As a society industrializes, the economic incentives change. Kids cease to be a source of wealth and labor and become a cost center. As traditional religion has declined, the idea of being fruitful has declined with it. People live longer and they need their wealth for themselves, or so they think. If they have no kids, they really do need to save more, and then the idea of no kids and personal savings and expression becomes self-reinforcing.

Nature built many human factors that were meant to drive the human population forward. Women are fertile when they are young and strong. Men are so physically attracted to these women that they have been willing to risk death to have them. An industrialized society undermines this structure, pushes the age at which a child is desirable further out, and punishes the kind of man who competes for women.

We are now well into this human revolution, and it is no longer deniable that the increase in human population has reached its end and was ALWAYS driven by longer lives and not by more babies. The addition to the life span was always at the end, less fertile, part of the age spectrum. This day was always coming and now, it is here.

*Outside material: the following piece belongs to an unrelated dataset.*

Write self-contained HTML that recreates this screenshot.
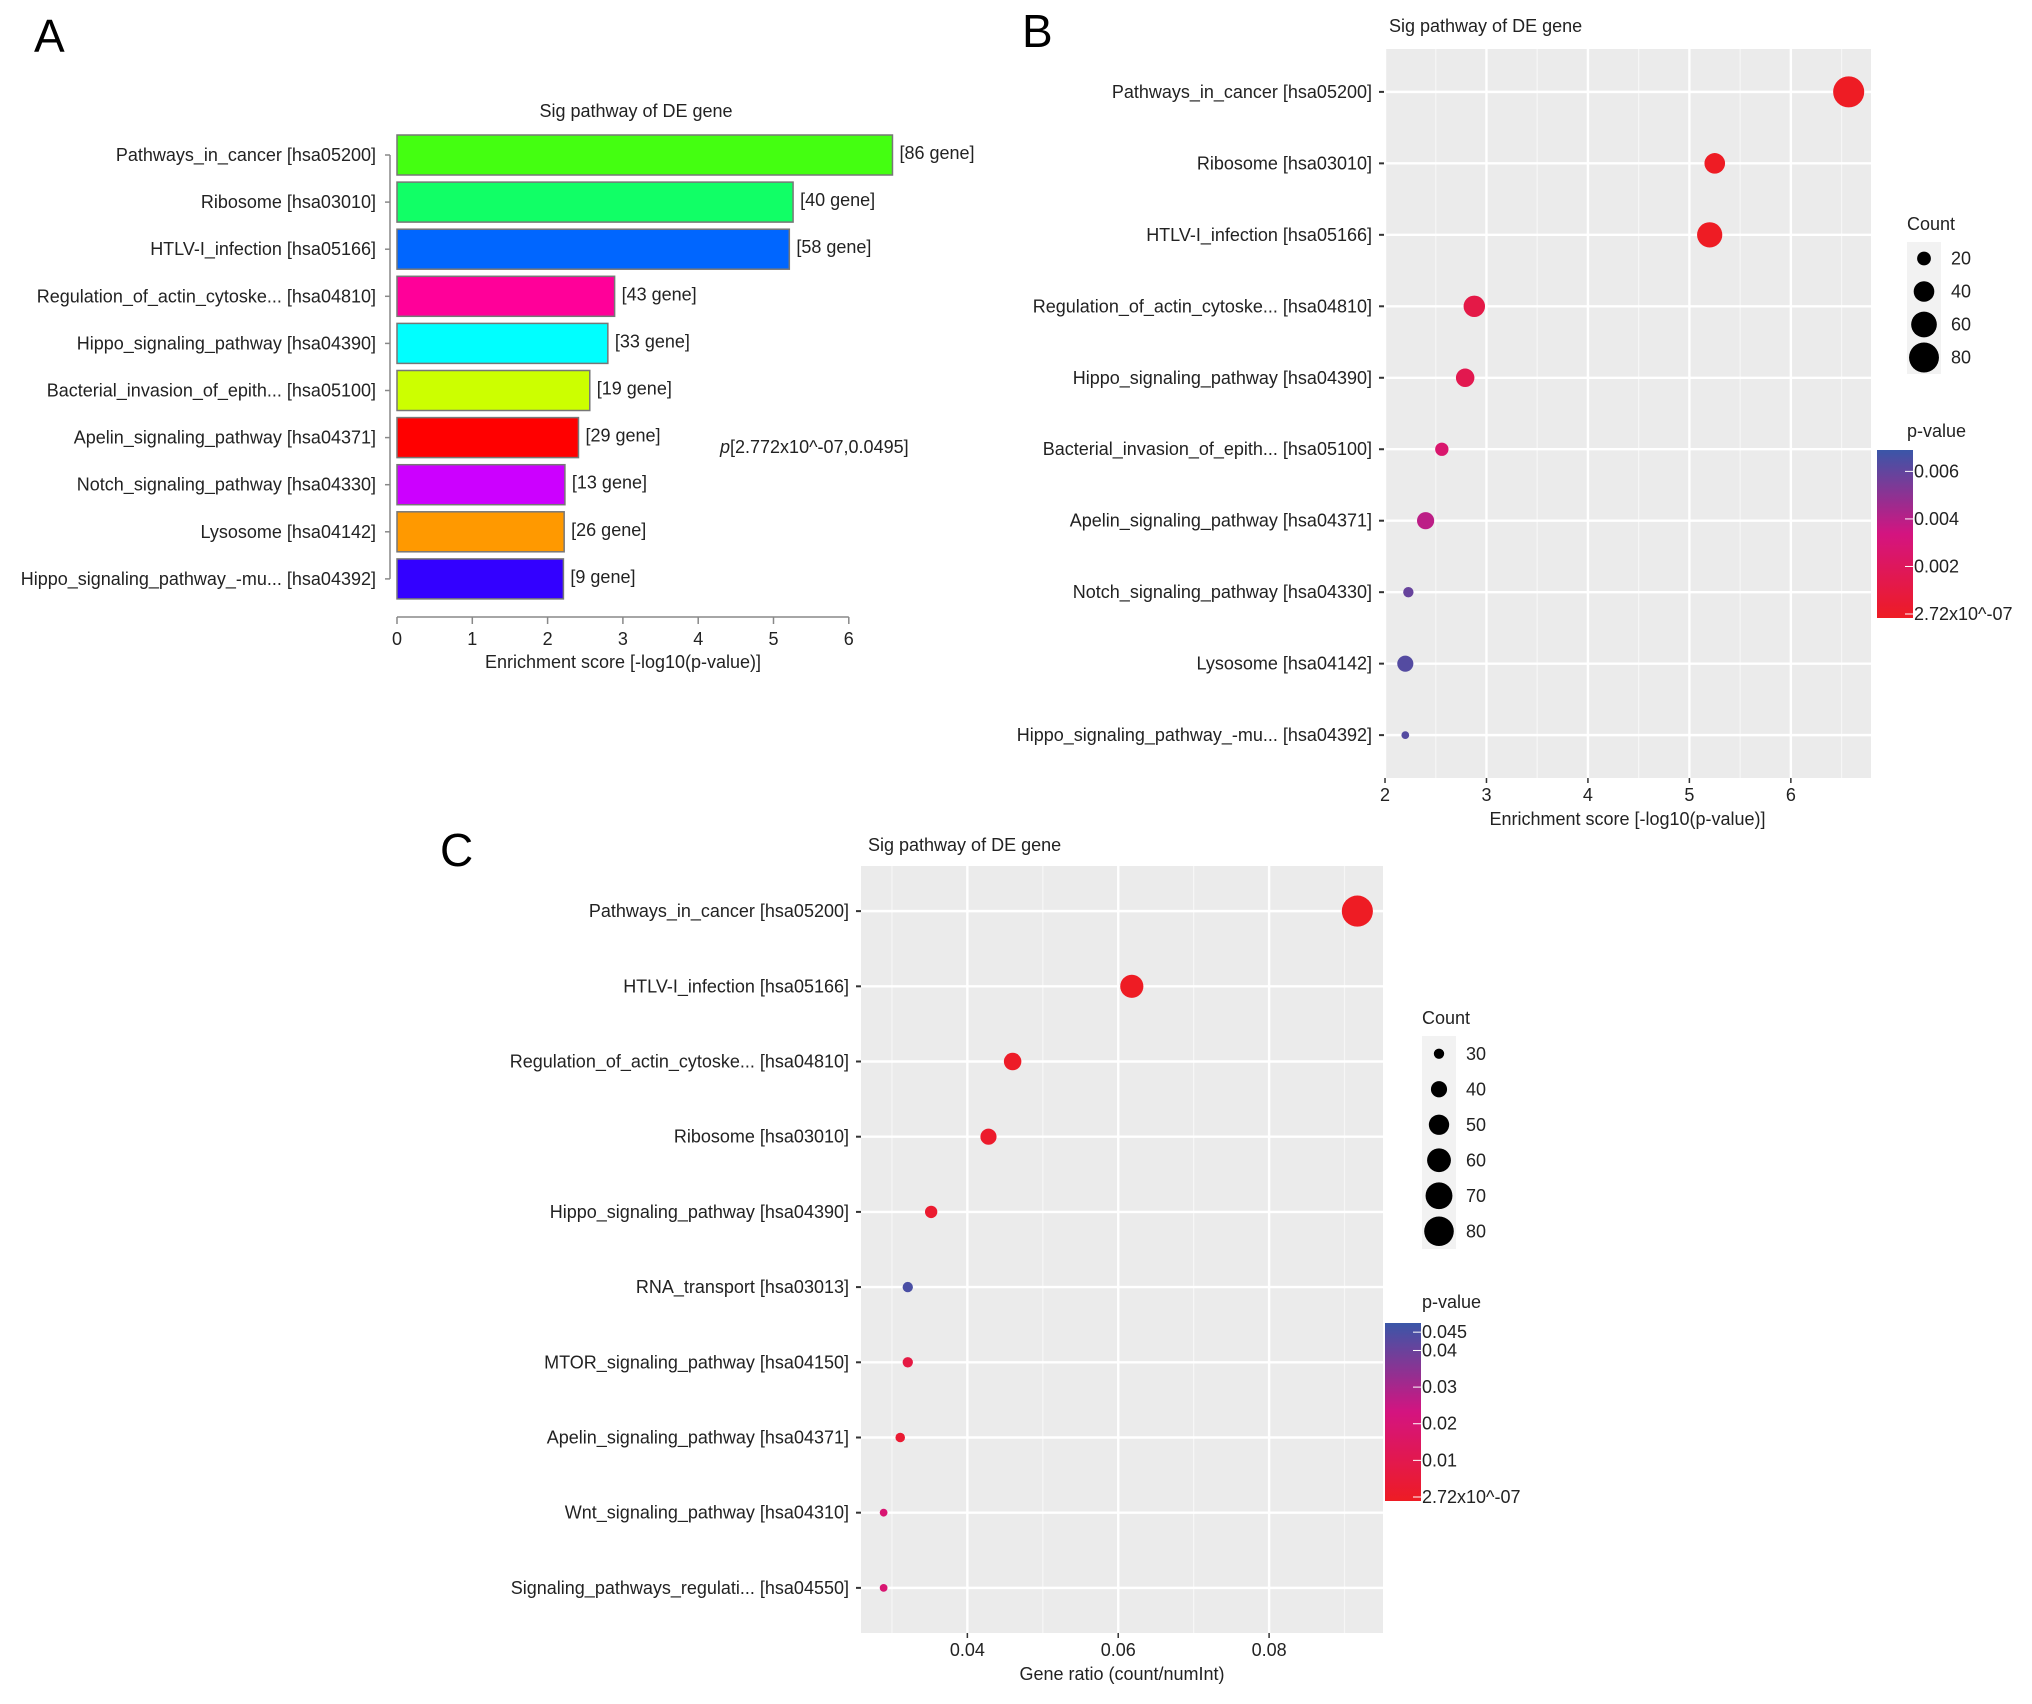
<!DOCTYPE html>
<html><head><meta charset="utf-8"><style>
body{margin:0;background:#fff;}
svg{display:block;font-family:"Liberation Sans",sans-serif;}
</style></head><body>
<svg id="s" width="2032" height="1704" viewBox="0 0 2032 1704">
<text x="34" y="52" font-size="46">A</text>
<text x="1022" y="47" font-size="46">B</text>
<text x="440" y="866" font-size="46">C</text>
</svg>
<script>
const NS='http://www.w3.org/2000/svg';
const svg=document.getElementById('s');
const FS=18;
function mk(tag,attrs,parent){const e=document.createElementNS(NS,tag);for(const k in attrs)e.setAttribute(k,attrs[k]);(parent||svg).appendChild(e);return e;}
function txt(x,y,s,size,anchor,parent,extra){const e=mk('text',Object.assign({x:x,y:y,'font-size':size,'text-anchor':anchor||'start',fill:'#222'},extra||{}),parent);e.textContent=s;return e;}

// ---------- Panel A data ----------
const aCategories=["Pathways_in_cancer [hsa05200]","Ribosome [hsa03010]","HTLV-I_infection [hsa05166]","Regulation_of_actin_cytoske... [hsa04810]","Hippo_signaling_pathway [hsa04390]","Bacterial_invasion_of_epith... [hsa05100]","Apelin_signaling_pathway [hsa04371]","Notch_signaling_pathway [hsa04330]","Lysosome [hsa04142]","Hippo_signaling_pathway_-mu... [hsa04392]"];
const aScores=[6.58,5.26,5.21,2.89,2.80,2.56,2.41,2.23,2.22,2.21];
const aCounts=[86,40,58,43,33,19,29,13,26,9];
const aColors=["#44ff11","#11ff66","#0066ff","#ff0099","#00ffff","#ccff00","#ff0000","#cc00ff","#ff9900","#3300ff"];
const aTicks=[0,1,2,3,4,5,6];

// ---------- Panel B data ----------
const bCategories=aCategories;
const bScores=[6.57,5.25,5.20,2.88,2.79,2.56,2.40,2.23,2.20,2.20];
const bCounts=[86,40,58,43,33,19,29,13,26,9];
const bTicks=[2,3,4,5,6];
const bSizeLegend=[20,40,60,80];
const bColorTicks=[0.006,0.004,0.002,0];
const bColorTickLabels=["0.006","0.004","0.002","2.72x10^-07"];

// ---------- Panel C data ----------
const cCategories=["Pathways_in_cancer [hsa05200]","HTLV-I_infection [hsa05166]","Regulation_of_actin_cytoske... [hsa04810]","Ribosome [hsa03010]","Hippo_signaling_pathway [hsa04390]","RNA_transport [hsa03013]","MTOR_signaling_pathway [hsa04150]","Apelin_signaling_pathway [hsa04371]","Wnt_signaling_pathway [hsa04310]","Signaling_pathways_regulati... [hsa04550]"];
const cRatios=[0.0917,0.0618,0.0460,0.0428,0.0352,0.0321,0.0321,0.0311,0.0289,0.0289];
const cCounts=[86,58,43,40,33,30,30,29,27,27];
const cPvals=[0.0000003,0.0000005,0.001,0.002,0.003,0.045,0.008,0.004,0.02,0.02];
const cTicks=[0.04,0.06,0.08];
const cTickLabels=["0.04","0.06","0.08"];
const cSizeLegend=[30,40,50,60,70,80];
const cColorTicks=[0.045,0.04,0.03,0.02,0.01,0];
const cColorTickLabels=["0.045","0.04","0.03","0.02","0.01","2.72x10^-07"];

function lerpColor(t){
  t=Math.max(0,Math.min(1,t));
  const st=[[238,28,36],[212,20,128],[58,86,168]];
  let a,b,u; if(t<0.5){a=st[0];b=st[1];u=t/0.5;}else{a=st[1];b=st[2];u=(t-0.5)/0.5;}
  return 'rgb('+a.map((v,i)=>Math.round(v+(b[i]-v)*u)).join(',')+')';
}

// ---------- Draw Panel A ----------
(function(){
  const g=mk('g',{});
  const x0=397, unit=75.3, top=135, step=47.1, bh=40;
  const xs=v=>x0+v*unit;
  txt(636,117,"Sig pathway of DE gene",FS,'middle',g);
  mk('line',{x1:390,y1:top+bh/2,x2:390,y2:top+9*step+bh/2,stroke:'#888','stroke-width':1.5},g);
  aCategories.forEach((c,i)=>{
    const y=top+i*step, yc=y+bh/2;
    const r=mk('rect',{x:x0,y:y,width:xs(aScores[i])-x0,height:bh,fill:aColors[i],stroke:'#777','stroke-width':1.5},g);
    
    
    mk('line',{x1:385,y1:yc,x2:390,y2:yc,stroke:'#888','stroke-width':1.5},g);
    const l=txt(376,yc+6,c,FS,'end',g);
    
    
    const v=txt(xs(aScores[i])+7,yc+4,'['+aCounts[i]+' gene]',FS,'start',g);
    
    
  });
  mk('line',{x1:xs(0),y1:617,x2:xs(6),y2:617,stroke:'#888','stroke-width':1.5},g);
  aTicks.forEach(t=>{
    mk('line',{x1:xs(t),y1:617,x2:xs(t),y2:624,stroke:'#888','stroke-width':1.5},g);
    const e=txt(xs(t),645,String(t),FS,'middle',g);
    
    
  });
  txt(623,668,"Enrichment score [-log10(p-value)]",FS,'middle',g);
  const p=mk('text',{x:720,y:453,'font-size':FS,fill:'#222'},g);
  
  p.innerHTML='<tspan font-style="italic">p</tspan>[2.772x10^-07,0.0495]';
})();

// ---------- Dot plot helper ----------
function dotPlot(o){
  const g=mk('g',{});
  const L=o.left,R=o.right,T=o.top,B=o.bottom;
  const xs=v=>L+(v-o.xmin)/(o.xmax-o.xmin)*(R-L);
  const n=o.cats.length, step=(B-T)/(n-1+1.2);
  const ys=i=>T+0.6*step+i*step;
  txt(o.titleX,o.titleY,"Sig pathway of DE gene",FS,'start',g);
  mk('rect',{x:L,y:T,width:R-L,height:B-T,fill:'#ebebeb'},g);
  for(let k=0;k<o.ticks.length+1;k++){
    const mv=o.ticks[0]-o.tickStep/2+k*o.tickStep;
    if(xs(mv)>L&&xs(mv)<R) mk('line',{x1:xs(mv),y1:T,x2:xs(mv),y2:B,stroke:'#f6f6f6','stroke-width':1.2},g);
  }
  o.ticks.forEach((t,k)=>{
    mk('line',{x1:xs(t),y1:T,x2:xs(t),y2:B,stroke:'#fff','stroke-width':2.4},g);
    mk('line',{x1:xs(t),y1:B,x2:xs(t),y2:B+5,stroke:'#333','stroke-width':1.5},g);
    const e=txt(xs(t),B+23,o.tickLabels[k],FS,'middle',g);
    
    
  });
  o.cats.forEach((c,i)=>{
    mk('line',{x1:L,y1:ys(i),x2:R,y2:ys(i),stroke:'#fff','stroke-width':2.4},g);
    mk('line',{x1:L-5,y1:ys(i),x2:L,y2:ys(i),stroke:'#333','stroke-width':2},g);
    const e=txt(L-12,ys(i)+6,c,FS,'end',g);
    
    
  });
  o.cats.forEach((c,i)=>{
    const d=mk('circle',{cx:xs(o.xv[i]),cy:ys(i),r:o.rad(o.counts[i]),fill:lerpColor(o.pv[i]/o.pmax)},g);
    
    
  });
  txt((L+R)/2,B+47,o.xTitle,FS,'middle',g);
  txt(o.legX,o.cntY,"Count",FS,'start',g);
  o.sizes.forEach((s,k)=>{
    const cy=o.cntY+12+k*o.keyStep+o.keyStep/2;
    mk('rect',{x:o.legX,y:cy-o.keyStep/2,width:34,height:o.keyStep,fill:'#f2f2f2'},g);
    const c=mk('circle',{cx:o.legX+17,cy:cy,r:o.rad(s),fill:'#000'},g);
    
    
    txt(o.legX+44,cy+6,String(s),FS,'start',g);
  });
  txt(o.legX,o.cbTitleY,"p-value",FS,'start',g);
  const gid='grad'+o.name;
  const defs=mk('defs',{},g);
  const lg=mk('linearGradient',{id:gid,x1:0,y1:1,x2:0,y2:0},defs);
  for(let k=0;k<=10;k++) mk('stop',{offset:k/10,'stop-color':lerpColor(k/10)},lg);
  const cbX=o.cbX, cbH=o.cbBottom-o.cbTop;
  mk('rect',{x:cbX,y:o.cbTop,width:36,height:cbH,fill:'url(#'+gid+')'},g);
  const py=p=>o.cbBottom-4-(p/o.pmax)*(cbH-4);
  o.cticks.forEach((p,k)=>{
    mk('line',{x1:cbX+28,y1:py(p),x2:cbX+36,y2:py(p),stroke:'#fff','stroke-width':1},g);
    txt(cbX+37,py(p)+6,o.cticklabels[k],FS,'start',g);
  });
}

dotPlot({name:'panel-b',left:1384,right:1871,top:49,bottom:778,xmin:1.99,xmax:6.79,
  cats:bCategories,xv:bScores,counts:bCounts,pv:bScores.map(s=>Math.pow(10,-s)),pmax:0.0069,
  ticks:bTicks,tickLabels:bTicks.map(String),tickStep:1,titleX:1389,titleY:32,
  xTitle:"Enrichment score [-log10(p-value)]",
  rad:c=>1.296*Math.sqrt(9+1.75*(c-9)),
  legX:1907,cntY:230,sizes:bSizeLegend,keyStep:33,
  cbTitleY:437,cbX:1877,cbTop:450,cbBottom:618,cticks:bColorTicks,cticklabels:bColorTickLabels});

dotPlot({name:'panel-c',left:861,right:1383,top:866,bottom:1633,xmin:0.0259,xmax:0.0951,
  cats:cCategories,xv:cRatios,counts:cCounts,pv:cPvals,pmax:0.0475,
  ticks:cTicks,tickLabels:cTickLabels,tickStep:0.02,titleX:868,titleY:851,
  xTitle:"Gene ratio (count/numInt)",
  rad:c=>1.296*Math.sqrt(9+2.29*(c-27)),
  legX:1422,cntY:1024,sizes:cSizeLegend,keyStep:35.5,
  cbTitleY:1308,cbX:1385,cbTop:1323,cbBottom:1501,cticks:cColorTicks,cticklabels:cColorTickLabels});
</script>
</body></html>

The decline in babies began a long time ago in the earliest industrialized societies. Now, some countries are running out of middle-aged adults. Soon, they will run out of enough productive people to maintain even what they have. This is Germany and Japan right now. China will follow. Smaller cities will empty at a faster rate, which is happening to several states within the US. Immigrants will take over portions of these geographies, but in others, there will be vast, unoccupied spaces where once farmers tilled the land and kids learned from their tribe how to be useful and productive.

Humanity has not adjusted to the end of the 10,000-year agrarian period of history. Industrialization is only about 200 years long. Industrialization brought us here, and we will, in the next 100 years, develop methods of living that accommodate the new realities of human existence. I do not think this will mandate a return to the previous eras of living, because knowledge is durable now, but there will be changes, and those changes must address the purpose of children and family. These changes will force a rethink of the role of the individual, and the natural and desirable relationship between men and women. The role of mothers and fathers must be thought through again. What might not survive this great rethink is traditional marriage between men and women, the legal apparatus that manages human childcare, and the appropriate role of women in society. Breakthroughs in biology will play a role as well.

We are living in transitional times, with all the upheaval that normally comes with them.